More than a half million workers were unemployed in our state — and many more were forced to work from home. The new, massive quantity of leisure time caused overcrowding at popular fishing locations, both inland and on the coast. Finding a private spot to fish became difficult. Trout fishing, especially in recently stocked waters, reminded many of the April 15 opening days decades ago when shoulder-to-shoulder casting was the norm.
Sadly, the outdoor world lost 96-year-old Matt Smith, whom I long taught with at Auburn High. Matt was a conservation committee pillar, fly fisherman, student mentor, runner extraordinaire, and lover of native brook trout that he sought with religious fervor to catch, admire and release.
Fears of insufficient meat and egg supplies led many worried people to buy chicks to raise chickens. Some found that Cooper’s hawks, coyotes and foxes like chickens, too.
Quarantine time resulted in more care for lawns and gardens. Weeds were more meticulously eradicated. More time was given to landscaping, home improvement — and getting rid of junk.
With so many people staying home and venturing into nearby fields and forests, many baby and injured animals were brought to local wildlife rehabilitators.
June began unseasonably cold. Light frosts covered higher-elevation lawns and gardens. Trees dropping huge quantities of pollen brought lots of business to car washes and allergy specialists. By June 5, as our forests grew shady and their understory wildflowers had passed, high bush blueberries were green and plump, just like fruiting choke cherries and junipers. Tiny peaches were beginning to show patches of pink.
Wherever there was full sunlight, colorful wildflowers emerged. Blossoms of meadowsweet, hawkweed, fleabane, false Solomon’s seal, cinquefoil, blue toadflax, oxeye daisy, hawkbit, sheep laurel, dewberry, maple leaf viburnum, arrow wood, raspberry, blackberry and yellow paintbrush decorated the understory of lush powerlines and roadsides. Even poison ivy flowered prettily.
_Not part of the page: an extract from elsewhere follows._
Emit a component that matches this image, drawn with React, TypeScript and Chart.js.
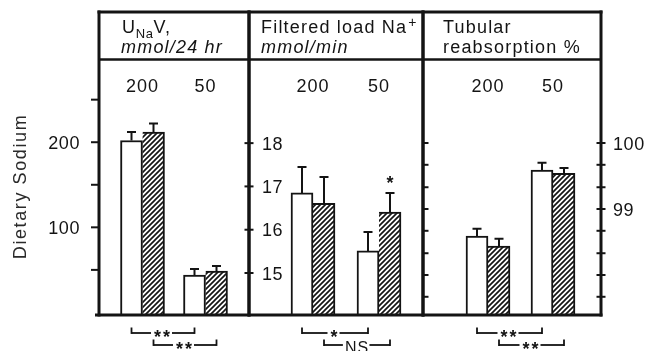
import React, { useEffect, useRef } from "react";
import { Chart, registerables } from "chart.js";

Chart.register(...registerables);

// ---------------- data ----------------
const categories = ["200", "50"]; // dietary sodium groups
const groupPositions = [1, 2];

// Panel 1: UNaV, mmol/24 hr
const unavControl = [202, 44];
const unavControlErr = [10, 7];
const unavTreated = [212, 48.5];
const unavTreatedErr = [10, 6];

// Panel 2: Filtered load Na+, mmol/min
const loadControl = [16.85, 15.51];
const loadControlErr = [0.6, 0.44];
const loadTreated = [16.61, 16.41];
const loadTreatedErr = [0.61, 0.44];
const loadTreatedMarks = ["", "*"];

// Panel 3: Tubular reabsorption %
const reabsControl = [98.59, 99.59];
const reabsControlErr = [0.11, 0.11];
const reabsTreated = [98.44, 99.54];
const reabsTreatedErr = [0.11, 0.08];

// axis ticks
const unavTicks = [50, 100, 150, 200, 250];
const unavTickLabels = [100, 200];
const loadTicks = [15, 16, 17, 18];
const loadTickLabels = [15, 16, 17, 18];
const reabsTicks = [97.67, 98, 98.33, 98.67, 99, 99.33, 99.67, 100];
const reabsTickLabels = [99, 100];

// significance between 200 and 50 groups
const controlComparison = ["**", "*", "**"];
const treatedComparison = ["**", "NS", "**"];

const axisTitle = "Dietary Sodium";

// ---------------- layout / style ----------------
const W = 646;
const H = 351;
const TOP = 60;
const BOTTOM = 315;
const INK = "#141414";
const FONT = '"Liberation Sans", Arial, Helvetica, sans-serif';

type PanelDef = {
  left: number;
  right: number;
  firstCenter: number;
  step: number;
  yMin: number;
  yMax: number;
  control: number[];
  controlErr: number[];
  treated: number[];
  treatedErr: number[];
  marks: string[];
};

const PANELS: PanelDef[] = [
  { left: 99, right: 249, firstCenter: 142.5, step: 63, yMin: -3, yMax: 296.6,
    control: unavControl, controlErr: unavControlErr, treated: unavTreated, treatedErr: unavTreatedErr, marks: ["", ""] },
  { left: 249, right: 423, firstCenter: 313, step: 66, yMin: 14.03, yMax: 19.92,
    control: loadControl, controlErr: loadControlErr, treated: loadTreated, treatedErr: loadTreatedErr, marks: loadTreatedMarks },
  { left: 423, right: 601, firstCenter: 488, step: 65, yMin: 97.394, yMax: 101.258,
    control: reabsControl, controlErr: reabsControlErr, treated: reabsTreated, treatedErr: reabsTreatedErr, marks: ["", ""] },
];

function makeHatch(): CanvasPattern | string {
  const c = document.createElement("canvas");
  c.width = 5;
  c.height = 5;
  const g = c.getContext("2d");
  if (!g) return "#888";
  g.fillStyle = "#fff";
  g.fillRect(0, 0, 5, 5);
  g.strokeStyle = INK;
  g.lineWidth = 1.7;
  g.beginPath();
  g.moveTo(0, 5);
  g.lineTo(5, 0);
  g.moveTo(-1, 1);
  g.lineTo(1, -1);
  g.moveTo(4, 6);
  g.lineTo(6, 4);
  g.stroke();
  return g.createPattern(c, "repeat") || "#888";
}

function helpers(ctx: CanvasRenderingContext2D) {
  const seg = (x1: number, y1: number, x2: number, y2: number, lw: number) => {
    ctx.lineWidth = lw;
    ctx.beginPath();
    ctx.moveTo(x1, y1);
    ctx.lineTo(x2, y2);
    ctx.stroke();
  };
  const tc = (s: string, x: number, yc: number, align: CanvasTextAlign) => {
    ctx.textAlign = align;
    const m = ctx.measureText(s);
    ctx.fillText(s, x, yc + (m.actualBoundingBoxAscent - m.actualBoundingBoxDescent) / 2);
    return m;
  };
  const setFont = (f: string, ls: number) => {
    ctx.font = f;
    (ctx as any).letterSpacing = `${ls}px`;
  };
  return { seg, tc, setFont };
}

function makePlugin(pi: number) {
  return {
    id: "deco" + pi,
    afterDatasetsDraw(chart: any) {
      const ctx: CanvasRenderingContext2D = chart.ctx;
      const ys = chart.scales.y;
      ctx.save();
      ctx.strokeStyle = INK;
      ctx.fillStyle = INK;
      ctx.lineWidth = 2;
      chart.data.datasets.forEach((ds: any, di: number) => {
        const meta = chart.getDatasetMeta(di);
        meta.data.forEach((bar: any, i: number) => {
          const yTop = ys.getPixelForValue(ds.data[i].y + ds.errors[i]);
          ctx.beginPath();
          ctx.moveTo(bar.x, bar.y);
          ctx.lineTo(bar.x, yTop);
          ctx.moveTo(bar.x - 4.5, yTop);
          ctx.lineTo(bar.x + 4.5, yTop);
          ctx.stroke();
          const mark = ds.marks ? ds.marks[i] : "";
          if (mark) {
            ctx.font = `bold 18px ${FONT}`;
            ctx.textAlign = "center";
            ctx.textBaseline = "alphabetic";
            const m = ctx.measureText(mark);
            const yc = yTop - 13;
            ctx.fillText(mark, bar.x, yc + (m.actualBoundingBoxAscent - m.actualBoundingBoxDescent) / 2);
          }
        });
      });
      ctx.restore();
    },
    afterDraw(chart: any) {
      const ctx: CanvasRenderingContext2D = chart.ctx;
      const xs = chart.scales.x;
      const ys = chart.scales.y;
      const p = PANELS[pi];
      ctx.save();
      ctx.strokeStyle = INK;
      ctx.fillStyle = INK;
      ctx.lineCap = "butt";
      ctx.textBaseline = "alphabetic";
      const { seg, tc, setFont } = helpers(ctx);

      // frame of this panel
      seg(p.left - (pi === 0 ? 1.5 : 0), 12, p.right + (pi === 2 ? 1.5 : 0), 12, 3);
      seg(p.left, 59.5, p.right, 59.5, 2.5);
      seg(p.left - (pi === 0 ? 4 : 0), BOTTOM, p.right + (pi === 2 ? 1.5 : 0), BOTTOM, 3);
      seg(p.left, 10.5, p.left, 316.5, 3);
      seg(p.right, 10.5, p.right, 316.5, 3);

      // axis ticks and labels
      setFont(`18px ${FONT}`, 0.6);
      if (pi === 0) {
        unavTicks.forEach((v) => {
          const y = ys.getPixelForValue(v);
          seg(91, y, p.left, y, 2);
        });
        unavTickLabels.forEach((v) => tc(String(v), 80, ys.getPixelForValue(v), "right"));
      } else if (pi === 1) {
        loadTicks.forEach((v) => {
          const y = ys.getPixelForValue(v);
          seg(p.left - 4.5, y, p.left + 4.5, y, 2);
        });
        loadTickLabels.forEach((v) => tc(String(v), 262, ys.getPixelForValue(v), "left"));
      } else {
        reabsTicks.forEach((v) => {
          const y = ys.getPixelForValue(v);
          seg(p.left, y, p.left + 5.5, y, 2);
          seg(p.right - 4.5, y, p.right + 4.5, y, 2);
        });
        reabsTickLabels.forEach((v) => tc(String(v), 613, ys.getPixelForValue(v), "left"));
      }

      // category labels
      setFont(`18px ${FONT}`, 1);
      categories.forEach((c, i) => tc(c, xs.getPixelForValue(groupPositions[i]), 85.5, "center"));

      // header text
      ctx.textAlign = "left";
      if (pi === 0) {
        setFont(`18px ${FONT}`, 1.2);
        ctx.fillText("U", 122, 33);
        let x = 122 + ctx.measureText("U").width - 0.5;
        setFont(`13px ${FONT}`, 0.6);
        ctx.fillText("Na", x, 37.5);
        x += ctx.measureText("Na").width;
        setFont(`18px ${FONT}`, 1.2);
        ctx.fillText("V,", x, 33);
        setFont(`italic 18px ${FONT}`, 1.2);
        ctx.fillText("mmol/24 hr", 121, 52.5);
      } else if (pi === 1) {
        setFont(`18px ${FONT}`, 1.2);
        ctx.fillText("Filtered load Na", 261, 33);
        const x = 261 + ctx.measureText("Filtered load Na").width + 1;
        setFont(`14px ${FONT}`, 0);
        ctx.fillText("+", x, 27);
        setFont(`italic 18px ${FONT}`, 1.2);
        ctx.fillText("mmol/min", 261, 52.5);
      } else {
        setFont(`18px ${FONT}`, 1.2);
        ctx.fillText("Tubular", 443, 33);
        ctx.fillText("reabsorption %", 443, 52.5);
      }

      // comparison brackets (200 vs 50)
      const bracket = (xa: number, xb: number, y: number, label: string) => {
        const isStar = /^\*+$/.test(label);
        if (isStar) setFont(`bold 18px ${FONT}`, 2);
        else setFont(`16px ${FONT}`, 1);
        const mid = (xa + xb) / 2;
        ctx.textAlign = "center";
        const m = ctx.measureText(label);
        seg(xa, y - 5.5, xa, y + 0.9, 1.8);
        seg(xb, y - 5.5, xb, y + 0.9, 1.8);
        seg(xa, y, mid - m.actualBoundingBoxLeft - 3, y, 1.8);
        seg(mid + m.actualBoundingBoxRight + 2, y, xb, y, 1.8);
        tc(label, mid, isStar ? y : y + 2, "center");
      };
      const m0 = chart.getDatasetMeta(0);
      const m1 = chart.getDatasetMeta(1);
      bracket(m0.data[0].x, m0.data[1].x, 333, controlComparison[pi]);
      bracket(m1.data[0].x, m1.data[1].x, 345, treatedComparison[pi]);

      // vertical title
      if (pi === 0) {
        ctx.save();
        ctx.fillStyle = "#2a2a2a";
        ctx.translate(26, 186.5);
        ctx.rotate(-Math.PI / 2);
        setFont(`18px ${FONT}`, 1.6);
        ctx.textAlign = "center";
        ctx.fillText(axisTitle, 0, 0);
        ctx.restore();
      }
      ctx.restore();
    },
  };
}

export default function App() {
  const refs = [useRef<HTMLCanvasElement>(null), useRef<HTMLCanvasElement>(null), useRef<HTMLCanvasElement>(null)];

  useEffect(() => {
    const hatch = makeHatch();
    const charts: Chart[] = [];
    PANELS.forEach((p, pi) => {
      const canvas = refs[pi].current;
      if (!canvas) return;
      const areaW = p.right - p.left;
      const xMin = groupPositions[0] - (p.firstCenter - p.left) / p.step;
      const chart = new Chart(canvas, {
        type: "bar",
        data: {
          datasets: [
            {
              label: "control",
              data: groupPositions.map((gx, i) => ({ x: gx, y: p.control[i] })),
              errors: p.controlErr,
              marks: ["", ""],
              base: p.yMin,
              barThickness: 22,
              backgroundColor: "#ffffff",
              borderColor: INK,
              borderWidth: { top: 2, left: 2, right: 2, bottom: 0 },
              borderSkipped: "start",
            },
            {
              label: "treated",
              data: groupPositions.map((gx, i) => ({ x: gx, y: p.treated[i] })),
              errors: p.treatedErr,
              marks: p.marks,
              base: p.yMin,
              barThickness: 22,
              backgroundColor: hatch,
              borderColor: INK,
              borderWidth: { top: 2, left: 0, right: 2, bottom: 0 },
              borderSkipped: "start",
            },
          ],
        },
        options: {
          responsive: false,
          animation: false,
          devicePixelRatio: 1,
          events: [],
          layout: {
            padding: { left: p.left, right: W - p.right, top: TOP, bottom: H - BOTTOM },
          },
          plugins: { legend: { display: false }, tooltip: { enabled: false } },
          scales: {
            x: {
              type: "linear",
              display: false,
              offset: false,
              min: xMin,
              max: xMin + areaW / p.step,
            },
            y: {
              type: "linear",
              display: false,
              beginAtZero: false,
              min: p.yMin,
              max: p.yMax,
            },
          },
        },
        plugins: [makePlugin(pi)],
      } as any);
      charts.push(chart);
    });
    return () => charts.forEach((c) => c.destroy());
  }, []);

  return (
    <div style={{ position: "fixed", left: 0, top: 0, width: W, height: H, background: "#fff" }}>
      {refs.map((r, i) => (
        <canvas
          key={i}
          ref={r}
          width={W}
          height={H}
          style={{ position: "absolute", left: 0, top: 0, width: W, height: H, display: "block" }}
        />
      ))}
    </div>
  );
}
Fresh air never seemed so vital as restaurants and even town meetings went al fresco. Going outdoors — especially out to sea — provided safe sanctuary. But the ocean presented risks, too. Great white sharks lurked in ever increasing numbers off our beaches.
Lion’s mane jellyfish — some up to 8 feet wide and 80 feet long — began to show up in massive numbers off both our north and south shores, too. Their hundreds of tentacles, which normally stun and kill plankton and small fish, can sting and burn people — even when they wash up dead on the beach.
Toward Father’s Day, a long stretch of temperatures more suitable to South Carolina stifled our region. The deep, cool waters of Coxes Ledge proved a great haddock spot.
June ended with a massive dust cloud from Africa’s Sahara Desert drifting west across the Atlantic and over much of the United States. Record-high Arctic temperatures, as long predicted, soared to over a hundred degrees, melting permafrost, draining lakes and causing fires that emitted more carbon that would radiate around the globe.
On June 28, thunderstorms wracked the area. Communities received over a month’s precipitation within a matter of hours. Franklin was deluged with more than 6 inches in about 90 minutes. For the first time, the National Weather Service issued a flash-flood emergency during a non-tropical system.
The Appalachian Mountain Club had to close its eight trail huts for the year. The organization was financially clobbered. They were far from the only ones hurt by COVID-19.